Stanford -- which opens the Pac-12 schedule at home against No. 11 UCLA on Dec. 29 -- wrapped up a tough nonconference schedule with an uncharacteristic 6-6 record and two straight home losses.

The Cardinal were looking for a big rebound coming off their worst-looking loss in recent memory, a 71-64 upset at the hands of talented but unranked Western Illinois on Monday. Though Stanford has played arguably the toughest nonconference schedule in the country, with five games against top-10 teams, it's possible it could get knocked out of The Associated Press Top 25 poll for the first time since the end of the 2001 season.

Yet things are actually looking up.

Senior guard Brittany McPhee was back on the court for the first time since Nov. 12, when she left the second game of the season, against top-ranked UConn, with a foot injury.

And McPhee wasted no time shaking off the rust, scoring 17 points in the first half Thursday and finishing with 27 in 28 minutes.

"I was just really excited to get back out there," McPhee said. "I was focused on the team and getting out there and playing as hard as I could."

But the Cardinal need more than McPhee, particularly on the offensive end, where she was the only player to score in double figures.

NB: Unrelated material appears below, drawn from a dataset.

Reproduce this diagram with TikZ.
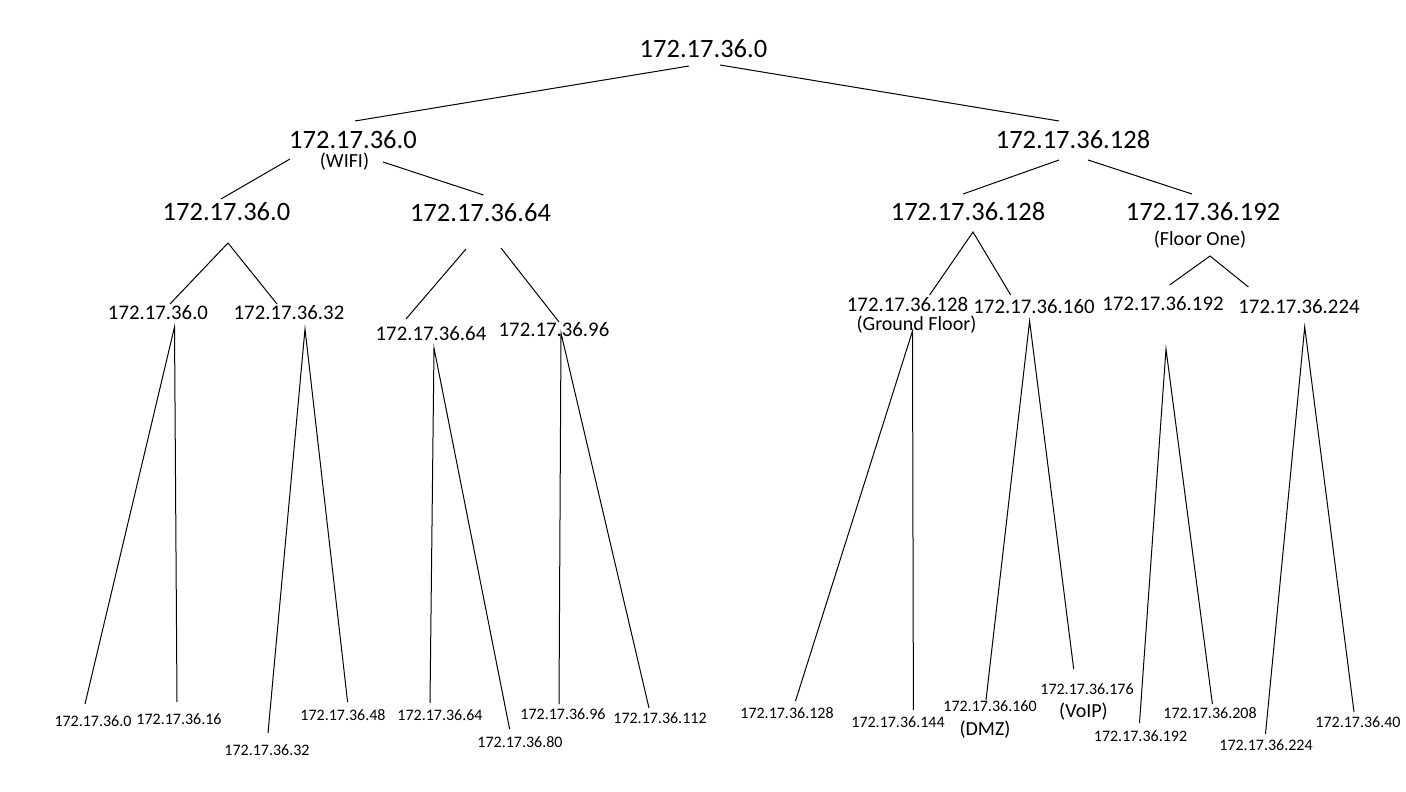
\documentclass[tikz,border=0pt]{standalone}
\usepackage{fontspec}
\setmainfont{Carlito}
\begin{document}
\begin{tikzpicture}[x=1pt,y=-1pt,
  big/.style={anchor=base,inner sep=0pt,font=\fontsize{26.5}{30}\selectfont},
  mid/.style={anchor=base,inner sep=0pt,font=\fontsize{20.8}{24}\selectfont},
  sml/.style={anchor=base,inner sep=0pt,font=\fontsize{16}{19}\selectfont},
  tag/.style={anchor=base,inner sep=0pt,font=\fontsize{20}{24}\selectfont},
  edge/.style={draw=black,line width=1pt}]
\useasboundingbox (0,0) rectangle (1406,792);
% --- text nodes ---
\node[big] (root) at (703.5,57.3) {172.17.36.0};
\node[big] (a) at (353,148) {172.17.36.0};
\node[tag] (wifi) at (344.5,167) {(WIFI)};
\node[big] (b) at (1073,148) {172.17.36.128};
\node[big] (aa) at (226.5,220) {172.17.36.0};
\node[big] (ab) at (480.5,221.7) {172.17.36.64};
\node[big] (ba) at (968,220.7) {172.17.36.128};
\node[big] (bb) at (1203,220.7) {172.17.36.192};
\node[tag] (floor1) at (1200,245.5) {(Floor One)};
\node[mid] (aaa) at (158,319) {172.17.36.0};
\node[mid] (aab) at (289,319) {172.17.36.32};
\node[mid] (aba) at (431,340) {172.17.36.64};
\node[mid] (abb) at (554,336) {172.17.36.96};
\node[mid] (baa) at (907.5,311.5) {172.17.36.128};
\node[tag] (ground) at (916.5,330.5) {(Ground Floor)};
\node[mid] (bab) at (1034,313) {172.17.36.160};
\node[mid] (bba) at (1163,310) {172.17.36.192};
\node[mid] (bbb) at (1299,313) {172.17.36.224};
% leaves
\node[sml] (l1) at (93,726) {172.17.36.0};
\node[sml] (l2) at (179,724) {172.17.36.16};
\node[sml] (l3) at (267,755) {172.17.36.32};
\node[sml] (l4) at (343,720) {172.17.36.48};
\node[sml] (l5) at (440,720) {172.17.36.64};
\node[sml] (l6) at (520,747) {172.17.36.80};
\node[sml] (l7) at (563,719) {172.17.36.96};
\node[sml] (l8) at (660,723) {172.17.36.112};
\node[sml] (l9) at (787,718) {172.17.36.128};
\node[sml] (l10) at (898,727) {172.17.36.144};
\node[sml] (l11) at (990,711.5) {172.17.36.160};
\node[tag] (dmz) at (985,735) {(DMZ)};
\node[sml] (l12) at (1087,694) {172.17.36.176};
\node[tag] (voip) at (1083.5,717) {(VoIP)};
\node[sml] (l13) at (1140.5,741.5) {172.17.36.192};
\node[sml] (l14) at (1210,718) {172.17.36.208};
\node[sml] (l15) at (1266,750.5) {172.17.36.224};
\node[sml] (l16) at (1358,727) {172.17.36.40};
% --- connector end points ---
\coordinate (rootL) at (689,66);   \coordinate (aT) at (355,121);
\coordinate (rootR) at (720,65);   \coordinate (bT) at (1059,121);
\coordinate (aL) at (290,159);     \coordinate (aaT) at (221,199);
\coordinate (aR) at (383,162);     \coordinate (abT) at (483.5,195);
\coordinate (bL) at (1059,160);    \coordinate (baT) at (963,194);
\coordinate (bR) at (1088,160);    \coordinate (bbT) at (1192,194);
\coordinate (aaB) at (228,243);    \coordinate (aaaT) at (170,304); \coordinate (aabT) at (277,304);
\coordinate (abBL) at (466,249);   \coordinate (abaT) at (406,319);
\coordinate (abBR) at (501,248);   \coordinate (abbT) at (559,322);
\coordinate (baB) at (973,232);    \coordinate (baaT) at (929.6,295); \coordinate (babT) at (1010.7,295);
\coordinate (bbB) at (1210,256);   \coordinate (bbaT) at (1169.6,285); \coordinate (bbbT) at (1248.4,287);
\coordinate (aaaB) at (174.5,327); \coordinate (l1T) at (85,704);   \coordinate (l2T) at (177,702);
\coordinate (aabB) at (305,329);   \coordinate (l3T) at (268,733);  \coordinate (l4T) at (347.6,702);
\coordinate (abaB) at (434,348);   \coordinate (l5T) at (430,703);  \coordinate (l6T) at (509.6,729);
\coordinate (abbB) at (561,333);   \coordinate (l7T) at (559,704);  \coordinate (l8T) at (649,708);
\coordinate (baaB) at (912.5,331); \coordinate (l9T) at (795.5,701); \coordinate (l10T) at (913.4,710);
\coordinate (babB) at (1029.6,321); \coordinate (l11T) at (986,700); \coordinate (l12T) at (1073.7,669);
\coordinate (bbaB) at (1166,349);  \coordinate (l13T) at (1139.5,723); \coordinate (l14T) at (1212.4,704);
\coordinate (bbbB) at (1304.7,327); \coordinate (l15T) at (1265.5,734); \coordinate (l16T) at (1354,712);
% --- connectors ---
\draw[edge] (rootL) -- (aT);
\draw[edge] (rootR) -- (bT);
\draw[edge] (aL) -- (aaT);
\draw[edge] (aR) -- (abT);
\draw[edge] (bL) -- (baT);
\draw[edge] (bR) -- (bbT);
\draw[edge] (aaaT) -- (aaB) -- (aabT);
\draw[edge] (abBL) -- (abaT);
\draw[edge] (abBR) -- (abbT);
\draw[edge] (baaT) -- (baB) -- (babT);
\draw[edge] (bbaT) -- (bbB) -- (bbbT);
\draw[edge] (l1T) -- (aaaB) -- (l2T);
\draw[edge] (l3T) -- (aabB) -- (l4T);
\draw[edge] (l5T) -- (abaB) -- (l6T);
\draw[edge] (l7T) -- (abbB) -- (l8T);
\draw[edge] (l9T) -- (baaB) -- (l10T);
\draw[edge] (l11T) -- (babB) -- (l12T);
\draw[edge] (l13T) -- (bbaB) -- (l14T);
\draw[edge] (l15T) -- (bbbB) -- (l16T);
\end{tikzpicture}
\end{document}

Stanford was 2-of-15 from beyond the arc and 11-of-22 from the free throw line.

"We don't really have a starting lineup right now, and we are still trying to find that. We need more consistent play. We are riding a roller coaster with some people right now," Cardinal coach Tara VanDerveer said. "It's just a matter of doing the work."

"We need our tough schedule to pay off for us. But it only pays off it we build on it. ... We are looking up at people right now. We need people to look up at where we need to be and embrace that challenge."

Coach Tara VanDerveer, whose Cardinal are 0-5 against top-10 teams this season

Tennessee is taking momentum into the start of the SEC schedule, though Warlick doesn't think being undefeated in the nonconference guarantees anything.

"We are going to aim to go undefeated, but that's pretty hard in the SEC. This group, after every game, all they've ever talked about is the next game, and then the next game after that," Warlick said. "This is the first team that's really done that. They take every team seriously, and that's the sign of a great basketball team."

Stanford can find solace in having McPhee back on the floor, a young nucleus with a lot of playing time against top teams and the eventual return of No. 3 scorer DiJonai Carrington, who has missed the past two games after taking an elbow to the head at practice. While heading into the Pac-12 schedule at .500 and failing to secure a win over a ranked team in the preseason isn't very Stanford-like, VanDerveer has faith in the value of hard lessons learned.

"We can schedule it so that we are 12-0 or 10-2. But this team went to the Final Four last year, and that's the level that we have to get to," VanDerveer said. "Tennessee wasn't in the Final Four last year, Baylor wasn't, Ohio State wasn't, but those are the teams you have to play to get there. We need our tough schedule to pay off for us.

"But it only pays off it we build on it. Don't get frustrated. Get mad and go to work. We are looking up at people right now. We need people to look up at where we need to be and embrace that challenge."